● **TASK TO CARRY OUT**
Quote the listing in full, exactly as given, minus any pictures.
==============================
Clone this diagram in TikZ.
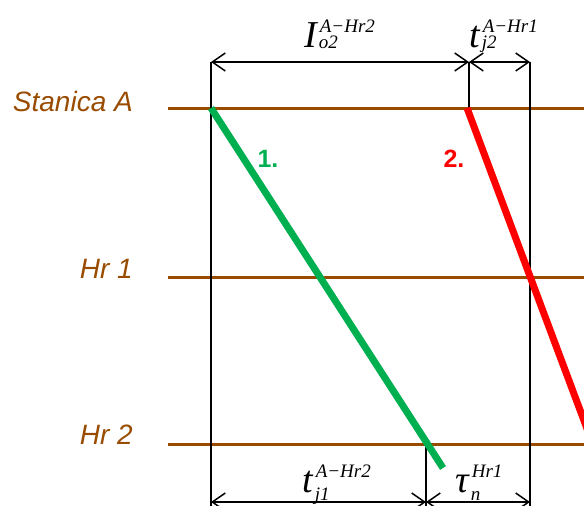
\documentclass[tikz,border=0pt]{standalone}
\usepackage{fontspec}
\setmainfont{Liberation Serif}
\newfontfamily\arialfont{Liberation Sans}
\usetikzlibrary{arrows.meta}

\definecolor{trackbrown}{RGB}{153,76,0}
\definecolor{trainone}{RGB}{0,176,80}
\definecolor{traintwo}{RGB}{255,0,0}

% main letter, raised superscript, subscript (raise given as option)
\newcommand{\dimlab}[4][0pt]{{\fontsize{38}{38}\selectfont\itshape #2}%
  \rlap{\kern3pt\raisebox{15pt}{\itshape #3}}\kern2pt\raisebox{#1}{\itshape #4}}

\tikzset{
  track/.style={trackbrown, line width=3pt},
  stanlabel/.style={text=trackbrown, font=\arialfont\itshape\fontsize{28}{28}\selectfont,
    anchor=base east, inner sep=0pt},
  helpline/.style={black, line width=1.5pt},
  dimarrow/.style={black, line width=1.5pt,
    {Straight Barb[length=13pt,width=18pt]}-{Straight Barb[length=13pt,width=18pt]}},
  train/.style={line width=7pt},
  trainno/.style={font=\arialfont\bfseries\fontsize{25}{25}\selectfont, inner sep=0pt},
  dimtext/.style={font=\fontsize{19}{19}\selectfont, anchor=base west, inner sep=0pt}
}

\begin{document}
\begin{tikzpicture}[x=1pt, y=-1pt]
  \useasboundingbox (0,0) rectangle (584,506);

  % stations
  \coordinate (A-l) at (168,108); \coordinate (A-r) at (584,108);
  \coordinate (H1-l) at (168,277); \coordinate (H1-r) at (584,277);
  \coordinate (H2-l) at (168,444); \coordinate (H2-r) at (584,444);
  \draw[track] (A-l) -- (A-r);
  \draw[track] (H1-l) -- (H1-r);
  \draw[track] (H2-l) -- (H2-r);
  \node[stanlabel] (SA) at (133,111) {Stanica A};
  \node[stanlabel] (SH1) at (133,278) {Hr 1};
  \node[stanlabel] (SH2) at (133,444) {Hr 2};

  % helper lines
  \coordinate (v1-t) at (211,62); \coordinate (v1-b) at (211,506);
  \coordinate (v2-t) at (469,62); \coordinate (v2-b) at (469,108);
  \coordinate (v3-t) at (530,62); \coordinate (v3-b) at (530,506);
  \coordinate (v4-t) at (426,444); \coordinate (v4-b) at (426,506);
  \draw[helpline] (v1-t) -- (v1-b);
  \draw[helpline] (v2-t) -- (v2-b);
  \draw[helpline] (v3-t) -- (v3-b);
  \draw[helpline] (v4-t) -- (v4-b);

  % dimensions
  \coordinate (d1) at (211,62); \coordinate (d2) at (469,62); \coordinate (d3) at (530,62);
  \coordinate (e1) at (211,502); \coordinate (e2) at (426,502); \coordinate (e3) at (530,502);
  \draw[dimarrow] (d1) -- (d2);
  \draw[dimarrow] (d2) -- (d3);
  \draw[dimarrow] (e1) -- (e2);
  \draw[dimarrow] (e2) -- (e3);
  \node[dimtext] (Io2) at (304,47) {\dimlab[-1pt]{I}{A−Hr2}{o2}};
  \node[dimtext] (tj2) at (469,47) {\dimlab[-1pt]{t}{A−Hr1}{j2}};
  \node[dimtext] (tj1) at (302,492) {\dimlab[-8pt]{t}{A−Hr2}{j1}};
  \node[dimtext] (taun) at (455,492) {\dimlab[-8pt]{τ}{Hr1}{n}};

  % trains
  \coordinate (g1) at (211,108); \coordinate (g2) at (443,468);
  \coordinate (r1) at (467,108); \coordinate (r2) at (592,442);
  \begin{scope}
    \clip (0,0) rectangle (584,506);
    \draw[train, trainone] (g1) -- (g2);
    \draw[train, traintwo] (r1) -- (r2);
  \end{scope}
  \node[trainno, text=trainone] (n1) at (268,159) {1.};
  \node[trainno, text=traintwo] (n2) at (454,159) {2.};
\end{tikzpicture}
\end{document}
==============================
● **SOLUTION TO THIS TASK**
Clone this diagram in TikZ.
\documentclass[tikz,border=0pt]{standalone}
\usepackage{fontspec}
\setmainfont{Liberation Serif}
\newfontfamily\arialfont{Liberation Sans}
\usetikzlibrary{arrows.meta}

\definecolor{trackbrown}{RGB}{153,76,0}
\definecolor{trainone}{RGB}{0,176,80}
\definecolor{traintwo}{RGB}{255,0,0}

% main letter, raised superscript, subscript (raise given as option)
\newcommand{\dimlab}[4][0pt]{{\fontsize{38}{38}\selectfont\itshape #2}%
  \rlap{\kern3pt\raisebox{15pt}{\itshape #3}}\kern2pt\raisebox{#1}{\itshape #4}}

\tikzset{
  track/.style={trackbrown, line width=3pt},
  stanlabel/.style={text=trackbrown, font=\arialfont\itshape\fontsize{28}{28}\selectfont,
    anchor=base east, inner sep=0pt},
  helpline/.style={black, line width=1.5pt},
  dimarrow/.style={black, line width=1.5pt,
    {Straight Barb[length=13pt,width=18pt]}-{Straight Barb[length=13pt,width=18pt]}},
  train/.style={line width=7pt},
  trainno/.style={font=\arialfont\bfseries\fontsize{25}{25}\selectfont, inner sep=0pt},
  dimtext/.style={font=\fontsize{19}{19}\selectfont, anchor=base west, inner sep=0pt}
}

\begin{document}
\begin{tikzpicture}[x=1pt, y=-1pt]
  \useasboundingbox (0,0) rectangle (584,506);

  % stations
  \coordinate (A-l) at (168,108); \coordinate (A-r) at (584,108);
  \coordinate (H1-l) at (168,277); \coordinate (H1-r) at (584,277);
  \coordinate (H2-l) at (168,444); \coordinate (H2-r) at (584,444);
  \draw[track] (A-l) -- (A-r);
  \draw[track] (H1-l) -- (H1-r);
  \draw[track] (H2-l) -- (H2-r);
  \node[stanlabel] (SA) at (133,111) {Stanica A};
  \node[stanlabel] (SH1) at (133,278) {Hr 1};
  \node[stanlabel] (SH2) at (133,444) {Hr 2};

  % helper lines
  \coordinate (v1-t) at (211,62); \coordinate (v1-b) at (211,506);
  \coordinate (v2-t) at (469,62); \coordinate (v2-b) at (469,108);
  \coordinate (v3-t) at (530,62); \coordinate (v3-b) at (530,506);
  \coordinate (v4-t) at (426,444); \coordinate (v4-b) at (426,506);
  \draw[helpline] (v1-t) -- (v1-b);
  \draw[helpline] (v2-t) -- (v2-b);
  \draw[helpline] (v3-t) -- (v3-b);
  \draw[helpline] (v4-t) -- (v4-b);

  % dimensions
  \coordinate (d1) at (211,62); \coordinate (d2) at (469,62); \coordinate (d3) at (530,62);
  \coordinate (e1) at (211,502); \coordinate (e2) at (426,502); \coordinate (e3) at (530,502);
  \draw[dimarrow] (d1) -- (d2);
  \draw[dimarrow] (d2) -- (d3);
  \draw[dimarrow] (e1) -- (e2);
  \draw[dimarrow] (e2) -- (e3);
  \node[dimtext] (Io2) at (304,47) {\dimlab[-1pt]{I}{A−Hr2}{o2}};
  \node[dimtext] (tj2) at (469,47) {\dimlab[-1pt]{t}{A−Hr1}{j2}};
  \node[dimtext] (tj1) at (302,492) {\dimlab[-8pt]{t}{A−Hr2}{j1}};
  \node[dimtext] (taun) at (455,492) {\dimlab[-8pt]{τ}{Hr1}{n}};

  % trains
  \coordinate (g1) at (211,108); \coordinate (g2) at (443,468);
  \coordinate (r1) at (467,108); \coordinate (r2) at (592,442);
  \begin{scope}
    \clip (0,0) rectangle (584,506);
    \draw[train, trainone] (g1) -- (g2);
    \draw[train, traintwo] (r1) -- (r2);
  \end{scope}
  \node[trainno, text=trainone] (n1) at (268,159) {1.};
  \node[trainno, text=traintwo] (n2) at (454,159) {2.};
\end{tikzpicture}
\end{document}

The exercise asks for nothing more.